Detto questo sul piano della strategia  ci sono poi le questioni di merito che hanno infiammato la categoria. Che non sono da sottovalutare. Ha ragione Leonardo Becchetti: “La protesta con i trattori degli agricoltori a Bruxelles ci ricorda ancora una volta, come diceva Alexander Langer, che la transizione ecologica per avere successo deve essere socialmente sostenibile. E se non è socialmente sostenibile non è neanche politicamente sostenibile”. Servono quindi spazi di confronto e percorsi comuni che riconoscano e valorizzino il lavoro agricolo nella filiera agroalimentare nazionale. Chi protesta non può sottovalutare che l’agricoltura rappresenta l’1,4% del PIL dell’UE, il 4,2% dell’occupazione nell’UE, il 14,3% delle emissioni di gas serra dell’UE. E riceve sussidi per circa il 30% del bilancio dell’UE. L’Europa non è affatto il nemico. Vanno però trovati i bilanciamenti necessari per la transizione. Così come in tutti i settori.

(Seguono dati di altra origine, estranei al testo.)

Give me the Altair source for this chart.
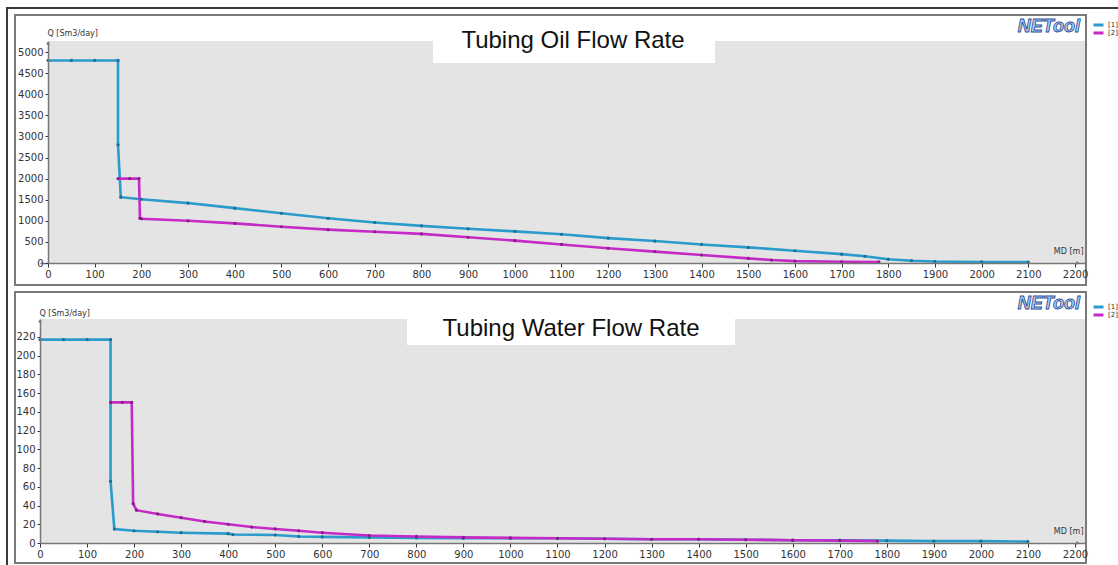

Sulla presunta solidarietà dei consumatori invocata dai leader della protesta il prof. Daniele Tirelli ha ironicamente rilanciato una proposta di Olivier Dauvers  alla Distribuzione Francese. “Evidenziare a chiare lettere sugli scaffali della GDO Prezzo e Origine, lasciando ai consumatori il decidere quanto ardente può essere il loro “patriottismo gastronomico” e la disponibilità a pagare di più, per sostenere i propri connazionali al lavoro nei campi e nella stalle”. Chiosa il professore: “Siete proprio sicuri, che dato un prezzo “giusto” (e basso) per i produttori di altri paesi dell’Unione, la clientela si ritragga all’idea di mangiare qualcosa di rumeno, polacco, spagnolo o portoghese? Lo vedremo presto.